The student must provide the CE advisor with the following information at least one week before the date of the thesis defense: the defense date and time, room, a vita or resume, and an electronic copy of the thesis. A “Report of the Final Oral Examination” form will be completed by the CE advisor for approval signatures during the defense, and the CE advisor will submit the form to the Graduate School.
For degrees that require a thesis, the supervisory committee must give preliminary approval of the thesis one week prior to the defense. The defense can be scheduled after this approval. The student must provide one copy of the thesis to the chair of the supervisory committee at least three weeks before the defense, and one copy to each of the other committee members at least two weeks prior to the defense.
After successfully defending the thesis, the student must obtain approval by having their committee members sign the Supervisory Committee Approval and Final Reading Approval forms.
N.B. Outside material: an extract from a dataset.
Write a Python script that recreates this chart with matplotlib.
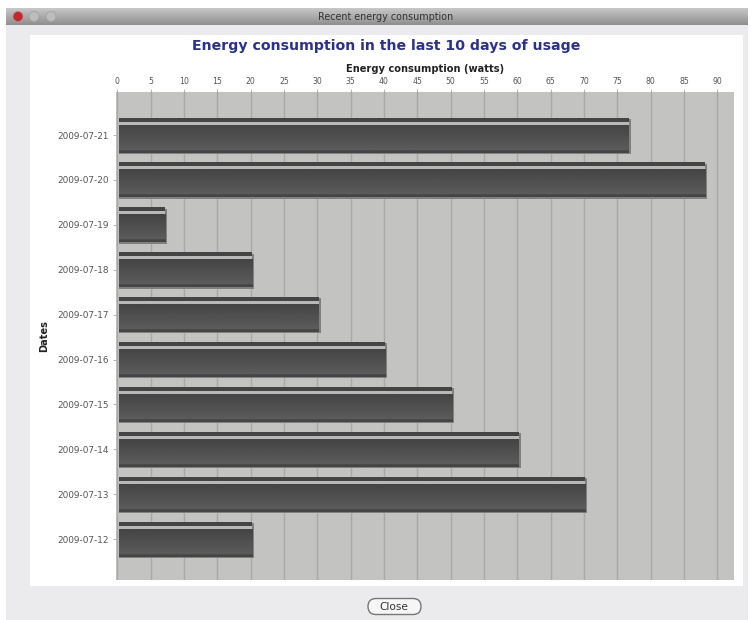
import numpy as np
import matplotlib
matplotlib.use("Agg")
import matplotlib.pyplot as plt
from matplotlib.patches import Rectangle, Circle, FancyBboxPatch

dates = ["2009-07-21", "2009-07-20", "2009-07-19", "2009-07-18", "2009-07-17",
         "2009-07-16", "2009-07-15", "2009-07-14", "2009-07-13", "2009-07-12"]
watts = [76.5, 88, 7, 20, 30, 40, 50, 60, 70, 20]
x_ticks = list(range(0, 95, 5))

W, H = 754, 620
fig = plt.figure(figsize=(W / 100, H / 100), dpi=100, facecolor="white")

# Application window drawn in pixel coordinates
chrome = fig.add_axes([0, 0, 1, 1], zorder=0)
chrome.set_xlim(0, W)
chrome.set_ylim(H, 0)
chrome.axis("off")
chrome.add_patch(Rectangle((6, 25), 742, 595, fc="#ebebed", ec="none"))
title_bar = np.linspace(0.78, 0.56, 32).reshape(-1, 1)
chrome.imshow(title_bar, extent=(6, 748, 25, 8), cmap="gray", vmin=0, vmax=1,
              aspect="auto", zorder=1)
chrome.set_xlim(0, W)
chrome.set_ylim(H, 0)
chrome.add_patch(Rectangle((30, 35), 713, 551, fc="white", ec="none", zorder=1))
for cx, col in zip((18, 34, 51), ("#c8262c", "#bdbdbd", "#bdbdbd")):
    chrome.add_patch(Circle((cx, 16.5), 5, fc=col, ec="#9a9a9a", lw=0.4, zorder=2))
chrome.text(386, 17, "Recent energy consumption", ha="center", va="center",
            fontsize=6.9, color="#333333", zorder=2)
chrome.add_patch(FancyBboxPatch((368, 598.5), 53, 16, boxstyle="round,pad=0,rounding_size=8",
                                fc="#f6f6f6", ec="#777777", lw=1.0, zorder=2))
chrome.text(394, 607, "Close", ha="center", va="center", fontsize=7.6,
            color="#333333", zorder=3)
chrome.text(386, 46, "Energy consumption in the last 10 days of usage", ha="center",
            va="center", fontsize=10.2, fontweight="bold", color="#2b3095", zorder=3)

# Horizontal bar chart with the value axis along the top
ax = fig.add_axes([116 / W, 1 - 580 / H, (734 - 116) / W, (580 - 92) / H], zorder=1)
ax.set_facecolor("#c3c3c2")
ax.xaxis.tick_top()
ax.xaxis.set_label_position("top")
ax.set_xticks(x_ticks)
ax.set_xticklabels([str(t) for t in x_ticks])
ax.set_yticks(range(len(dates)))
ax.set_yticklabels(dates)
ax.tick_params(axis="x", labelsize=5.6, labelcolor="#555555", color="#aaaaaa",
               length=2, width=0.6, pad=2)
ax.tick_params(axis="y", labelsize=6.4, labelcolor="#555555", color="#aaaaaa",
               length=2, width=0.6, pad=3)
ax.set_xlabel("Energy consumption (watts)", fontsize=7.1, fontweight="bold",
              color="#222222", labelpad=4)
ax.set_ylabel("Dates", fontsize=7.1, fontweight="bold", color="#222222", labelpad=6)
ax.grid(axis="x", color="#a9a9a9", lw=1.0, zorder=1)
ax.set_axisbelow(True)
for side in ax.spines.values():
    side.set_visible(False)

gradient = np.concatenate([np.linspace(0.27, 0.36, 28), np.full(3, 0.27)]).reshape(-1, 1)
rows = np.arange(len(dates))
for y, v in zip(rows, watts):
    # soft shadow, top rim, highlight strip and shaded body of the bar
    ax.barh(y + 0.03, v + 0.3, height=0.78, left=0.2, color="#808080", zorder=2)
    ax.barh(y - 0.345, v, height=0.09, left=0.2, color="#444444", zorder=3)
    ax.barh(y - 0.265, v, height=0.07, left=0.2, color="#b8b8b8", zorder=3)
    ax.imshow(gradient, extent=(0.2, v + 0.2, y + 0.39, y - 0.23), cmap="gray", vmin=0, vmax=1,
              aspect="auto", zorder=3, origin="upper")
ax.set_xlim(-0.2, 92.5)
ax.set_ylim(9.91, -0.958)

fig.savefig("out.png", dpi=100, facecolor="white")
The student should prepare at least three copies of each form on thesis approved paper. The forms are submitted to the CE advisor for the CE Director’s signature. The student must then submit the forms to the University Thesis Editor with a draft of the final thesis. Detailed policies and procedures concerning the theses and dissertations are contained in A Handbook for Theses and Dissertations published by the Graduate School.
For students in the thesis option, the thesis defense serves as the final exam. For students in the project option, they must present their project orally in a public forum such as ECE’s Technical Open House. For students in the non-thesis option, they must fill out a form indicating a class in which they did a project and attach the title and abstract of the report for this project. A passing grade in that class will serve as the passing grade for their final exam. In all cases, a “Report of the Final Examination” form must be completed and submitted to the Graduate School.